G.O.S, me too! I actually was looking thru an old one the other night...great inspiration!


----------



## boobear (Jul 2, 2009)

Thanks Hollow! Been waiting for this for weeks!


----------



## 22606 (Aug 11, 2008)

Ghost of Spookie said:


> I hope they are mailing out a catalog to customers who bought from them last year. I love to hold onto old halloween catalog for some reason.


That would be nice. I hope so, too. I'm the same regarding old Halloween catalogs, GoS


----------



## Gothikim (Jul 25, 2005)

Awesome! Now I don't have to wait up until midnight to shop. Yea!

Off to spend my $$$


----------



## xrockonx911 (Jul 28, 2010)

I was just lurking on their website and didnt notice this! Thanks so much for letting us know!


----------



## Deadview (Aug 9, 2011)

Thanks, hollow, page after page of goodies. Now what to buy, what to buy ? OH MY !


----------



## Guest (Aug 1, 2012)

Deadview said:


> Thanks, hollow, page after page of goodies. Now what to buy, what to buy ? OH MY !



I know!  So awesome!!!


----------



## xrockonx911 (Jul 28, 2010)

I've alwayyys loved their Resin Groundbreaker... now they've added two new ones!! Ehhh... where is that winning lottery ticket!?!


----------



## Pumpkinprincess (Aug 8, 2007)

I thought I saw a thread on GR that had a 20 percent off coupon. Anyone know the code?


----------



## skullnbones (Aug 7, 2010)

I'll take one of everything!!!!


----------



## Guest (Aug 1, 2012)

Pumpkinprincess said:


> I thought I saw a thread on GR that had a 20 percent off coupon. Anyone know the code?

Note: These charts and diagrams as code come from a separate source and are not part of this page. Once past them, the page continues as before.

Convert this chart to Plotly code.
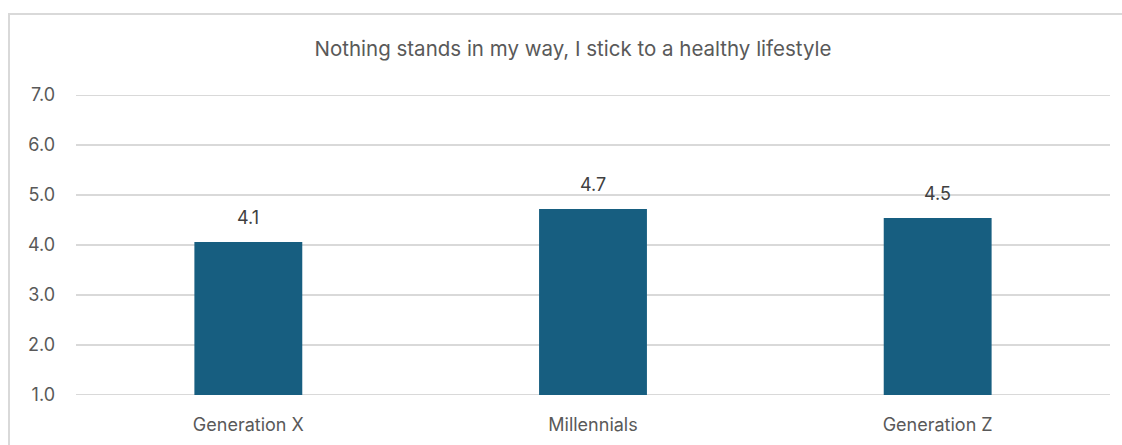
import plotly.graph_objects as go

categories = ["Generation X", "Millennials", "Generation Z"]
values = [4.06, 4.72, 4.54]
title_text = "Nothing stands in my way, I stick to a healthy lifestyle"
tick_vals = [1, 2, 3, 4, 5, 6, 7]
tick_text = ["1.0", "2.0", "3.0", "4.0", "5.0", "6.0", "7.0"]
y_min, y_max = 1, 7

W, H = 1122, 445
L, R, T, B = 76, 12, 95, 50
pw = W - L - R
ph = H - T - B
FONT = "Inter"
GRID = "#d9d9d9"

fig = go.Figure()
fig.add_trace(go.Bar(
    x=categories, y=[v - y_min for v in values],
    base=y_min,
    marker=dict(color="#175e80", line=dict(width=0)),
    hoverinfo="skip",
))

annotations = [
    dict(x=c, y=v, xref="x", yref="y", text=f"{v:.1f}", showarrow=False,
         yanchor="bottom", yshift=12,
         font=dict(size=18, color="#404040", family=FONT))
    for c, v in zip(categories, values)
]

shapes = [
    dict(type="line", xref="paper", yref="y", x0=0, x1=1, y0=yv, y1=yv,
         line=dict(color=GRID, width=2), layer="below")
    for yv in (y_min, y_max)
]
shapes.append(
    dict(type="rect", xref="paper", yref="paper",
         x0=(9 - L) / pw, x1=(W + 10 - L) / pw,
         y0=-(H + 10 - T - ph) / ph, y1=1 + (T - 14) / ph,
         line=dict(color=GRID, width=2), fillcolor="rgba(0,0,0,0)",
         layer="below")
)

fig.update_layout(
    width=W, height=H,
    margin=dict(l=L, r=R, t=T, b=B),
    paper_bgcolor="white", plot_bgcolor="white",
    bargap=0.687,
    showlegend=False,
    font=dict(family=FONT, color="#595959"),
    title=dict(text=title_text, x=573 / W, xref="container", xanchor="center",
               y=1 - 49 / H, yref="container", yanchor="middle",
               font=dict(size=20.5, color="#595959", family=FONT)),
    xaxis=dict(showgrid=False, showline=False, ticks="", automargin=False,
               tickfont=dict(size=18, color="#595959"), ticklabelstandoff=17),
    yaxis=dict(range=[y_min, y_max], tickvals=tick_vals, ticktext=tick_text,
               showgrid=True, gridcolor=GRID, gridwidth=2, automargin=False,
               zeroline=False, showline=False, ticks="",
               tickfont=dict(size=18, color="#595959"), ticklabelstandoff=20),
    annotations=annotations,
    shapes=shapes,
)

fig.write_html("out.html")
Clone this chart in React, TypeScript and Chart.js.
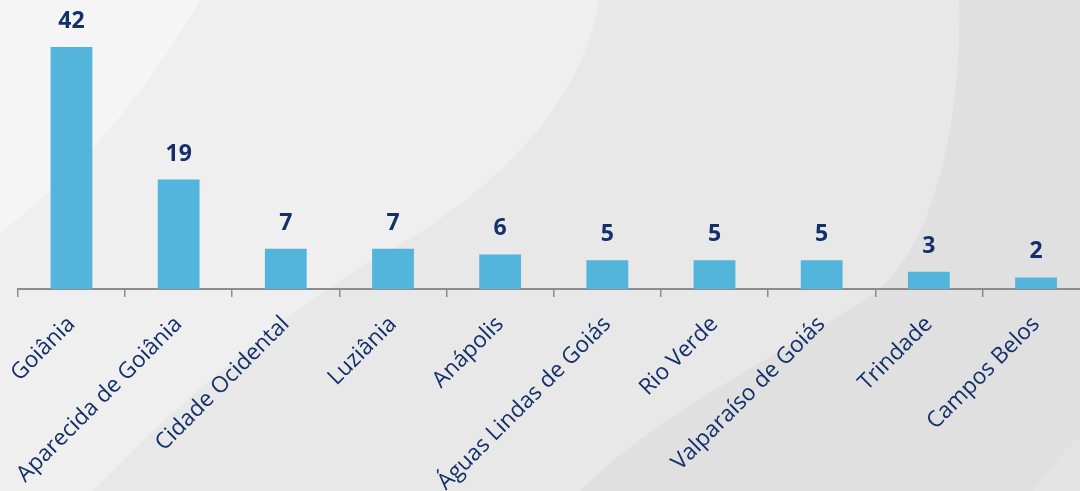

here is the survey link- I hope it works for you!

http://vovici.com/wsb.dll/WSPersistentSurveyList


----------



## Pumpkinprincess (Aug 8, 2007)

No luck, but thanks for trying. I may just enter an email address for a free shipping code. That's better than nothing. I like the Deadwalkers, the witch rats, and Serena. Serena is my sister's name, he he. I have two Victoria figures and Serena will look awesome in between!


----------



## Guest (Aug 1, 2012)

Pumpkinprincess said:


> No luck, but thanks for trying. I may just enter an email address for a free shipping code. That's better than nothing. I like the Deadwalkers, the witch rats, and Serena. Serena is my sister's name, he he. I have two Victoria figures and Serena will look awesome in between!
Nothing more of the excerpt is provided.